Szykuje się rewolucja w zasadach dot. bagażu podręcznego. To wszystko wniesiesz do samolotu

Klaudia Zawistowska
05 czerwca 2024, 12:54 • 1 minuta czytania
Każdy, kto choć raz podróżował samolotem, wie, jak dokuczliwe potrafią być limity płynów. Na pokład nie można zabrać nawet butelki wody. To wszystko niebawem ulegnie zmianie. Jednak nie wszyscy będą się z tego cieszyć.
Koniec limitów płynów w bagażu podręcznym. Na taką zmianę czekają podróżni Fot. Adam Burakowski/East News

Najnowsza technologia wkracza na lotniska w całej Europie. Chodzi o trójwymiarowe skanery, które pozwolą służbom dokładnie sprawdzić, co znajduje się w bagażu, bez wyjmowania tego na zewnątrz. To przełom, ale i powód do dużych zmartwień.


Polskie lotniska kupują nowe skanery

Lotnisko w Krakowie w kwietniu poinformowało o złożeniu zamówienia na 10 nowoczesnych skanerów CT. Podobne plany ma również port w Poznaniu, a w niedługiej przyszłości również Lotnisko Chopina w Warszawie. W Katowicach pojawią się w 2028 roku, wraz z otwarciem nowego terminala.

Rewolucja dzieje się również w europejskich portach. Do końca 2024 roku trójwymiarowe skanery powinny pojawić się na wszystkich lotniskach w Wielkiej Brytanii. Zainteresowanie zakupem takiego sprzętu zadeklarowała również Hiszpania. Jego testy trwają już w porcie w czeskiej Pradze.

Te informacje powinny bardzo ucieszyć podróżnych. Oznaczają bowiem koniec długich kolejek do kontroli bezpieczeństwa. Z plecaków i walizek nie trzeba będzie wyjmować sprzętu elektronicznego, a także płynów. Zmian będzie jednak znacznie więcej.

Czytniki CT pozwolą na zabranie wody, kremu do opalania, ale i znacznych ilości alkoholu

Przyspieszenie kontroli, która dziś potrafi ciągnąć się w nieskończoność, to z pewnością dobra wiadomość dla podróżnych. Na wielu lotniskach wraz z pojawieniem się nowych czytników doszło również do zmian w kwestii limitów płynów.

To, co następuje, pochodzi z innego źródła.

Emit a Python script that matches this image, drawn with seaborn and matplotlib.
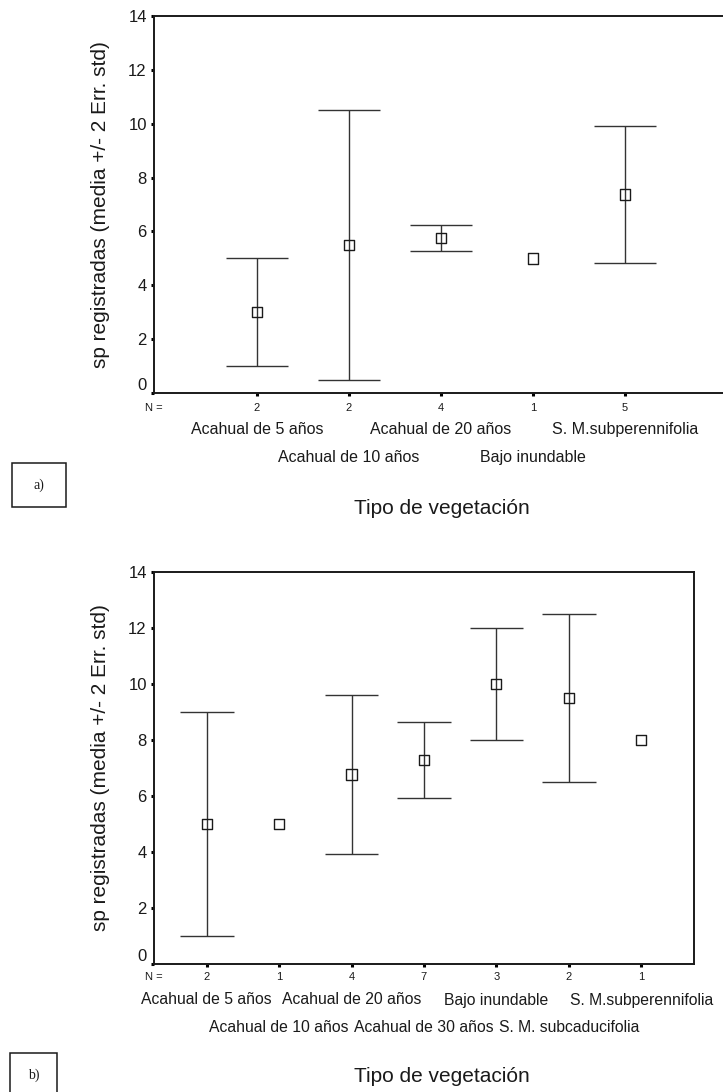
import numpy as np
import pandas as pd
import matplotlib
matplotlib.use("Agg")
import matplotlib.pyplot as plt
import seaborn as sns
from matplotlib.patches import Rectangle
from matplotlib.transforms import blended_transform_factory

sns.set_theme(style="white")
plt.rcParams['font.family'] = ['Liberation Sans', 'DejaVu Sans']

# a) species recorded per vegetation type
veg_a = ["Acahual de 5 años", "Acahual de 10 años", "Acahual de 20 años",
         "Bajo inundable", "S. M.subperennifolia"]
n_a = [2, 2, 4, 1, 5]
media_a = [3.0, 5.5, 5.75, 5.0, 7.37]
err2_a = [2.0, 5.0, 0.48, 0.0, 2.56]

# b) species recorded per vegetation type
veg_b = ["Acahual de 5 años", "Acahual de 10 años", "Acahual de 20 años",
         "Acahual de 30 años", "Bajo inundable", "S. M. subcaducifolia",
         "S. M.subperennifolia"]
n_b = [2, 1, 4, 7, 3, 2, 1]
media_b = [5.0, 5.0, 6.77, 7.29, 10.0, 9.5, 8.0]
err2_b = [4.0, 0.0, 2.85, 1.35, 2.0, 3.0, 0.0]

y_ticks = [0, 2, 4, 6, 8, 10, 12, 14]
y_title = "sp registradas (media +/- 2 Err. std)"
x_title = "Tipo de vegetación"

W, H = 723, 1092
LINE = "#333333"
INK = "#1a1a1a"

fig = plt.figure(figsize=(W / 100, H / 100), dpi=100)


def fx(x):
    return x / W


def fy(y):
    return 1 - y / H


def panel(rect, cats, ns, media, err2, xlim, cap_half, n_y, row_y,
          cat_fs, title_y, box, box_text):
    left, top, right, bottom = rect
    ax = fig.add_axes([fx(left), fy(bottom), (right - left) / W, (bottom - top) / H])
    df = pd.DataFrame({"pos": np.arange(len(cats)), "media": media, "err": err2})
    bars = df[df["err"] > 0]
    lo = bars["media"] - bars["err"]
    hi = bars["media"] + bars["err"]
    ax.vlines(bars["pos"], lo, hi, color=LINE, lw=1.0, zorder=2)
    ax.hlines(lo, bars["pos"] - cap_half, bars["pos"] + cap_half, color=LINE, lw=1.0, zorder=2)
    ax.hlines(hi, bars["pos"] - cap_half, bars["pos"] + cap_half, color=LINE, lw=1.0, zorder=2)
    sns.scatterplot(data=df, x="pos", y="media", marker="s", s=55,
                    facecolor="none", edgecolor=INK, linewidth=1.0,
                    ax=ax, zorder=3, legend=False)

    ax.set_xlim(*xlim)
    ax.set_ylim(0, 14)
    ax.set_xlabel("")
    ax.set_ylabel("")
    ax.set_yticks(y_ticks)
    ax.set_yticklabels([str(v) for v in y_ticks], fontsize=12, color=INK)
    ax.set_xticks(df["pos"])
    ax.set_xticklabels([""] * len(cats))
    ax.tick_params(axis="both", which="major", direction="out", length=2.2,
                   width=2.2, color="black", bottom=True, left=True, pad=3)
    for s in ax.spines.values():
        s.set_color(INK)
        s.set_linewidth(1.4)
    for lab in ax.get_yticklabels():
        if lab.get_text() == "0":
            lab.set_va("bottom")

    tr = blended_transform_factory(ax.transData, fig.transFigure)
    fig.text(fx(145), fy(n_y), "N =", fontsize=8, color=INK, ha="left", va="center")
    for p, n in zip(df["pos"], ns):
        ax.text(p, fy(n_y), str(n), transform=tr, fontsize=8, color=INK,
                ha="center", va="center")
    for p, c in zip(df["pos"], cats):
        ax.text(p, fy(row_y[p % 2]), c, transform=tr, fontsize=cat_fs,
                color=INK, ha="center", va="center")

    fig.text(fx(101), fy((top + bottom) / 2), y_title, rotation=90, fontsize=15,
             color=INK, ha="center", va="center")
    fig.text(fx(442), fy(title_y), x_title, fontsize=15, color=INK,
             ha="center", va="center")

    bx0, by0, bx1, by1 = box
    fig.patches.append(Rectangle((fx(bx0), fy(by1)), (bx1 - bx0) / W, (by1 - by0) / H,
                                 transform=fig.transFigure, fill=False,
                                 edgecolor=INK, lw=1.1))
    fig.text(fx((bx0 + bx1) / 2), fy((by0 + by1) / 2), box_text,
             family=["Liberation Serif", "DejaVu Serif"], fontsize=10,
             color=INK, ha="center", va="center")
    return ax


panel((154, 16, 728, 393), veg_a, n_a, media_a, err2_a,
      xlim=(-1.12, 5.12), cap_half=0.335, n_y=408, row_y=(430, 457),
      cat_fs=11.5, title_y=508, box=(12, 463, 66, 507), box_text="a)")

panel((154, 572, 694, 964), veg_b, n_b, media_b, err2_b,
      xlim=(-0.728, 6.73), cap_half=0.37, n_y=977, row_y=(1000, 1028),
      cat_fs=11.3, title_y=1077, box=(10, 1053, 57, 1097), box_text="b)")

fig.savefig("out.png", dpi=100, facecolor="white")
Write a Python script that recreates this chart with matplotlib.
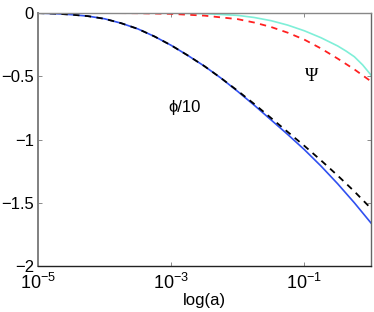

Dziś do samolotu można wnieść maksymalnie litr płynów, a wszystkie muszą być w opakowaniach o maksymalnej pojemności 100 ml. Dzięki temu na turystach mogą zarabiać lotniskowe sklepy. Woda kosztuje tam od kilku do kilkunastu złotych za butelkę. Prawdziwą żyłą złota jest jednak alkohol, bowiem to właśnie napoje wysokoprocentowe Polacy na lotniskach kupują najchętniej.

Po zainstalowaniu i uruchomieniu nowych skanerów, podczas kontroli bezpieczeństwa najpewniej będzie można mieć przy sobie nawet 2-litrowe butelki. Oznacza to, że podróżni będą zabierali własną wodę, kremy do opalania, a w wielu przypadkach również alkohole, bo nie będą chcieli przepłacać na miejscu. To natomiast oznacza, że zyski lotnisk mogą spaść.

Jednak zanim dojdzie do tych zmian, czeka nas jeszcze kilka lat z obecnymi zasadami. Przypominamy, że obecnie również można zabierać ze sobą większe opakowania płynów, np. szampony, żele pod prysznic, kremy do opalania, wina itp. Jednak wszystkie muszą się znaleźć w bagażu rejestrowanym, czyli tym, który nadajemy do luku bagażowego.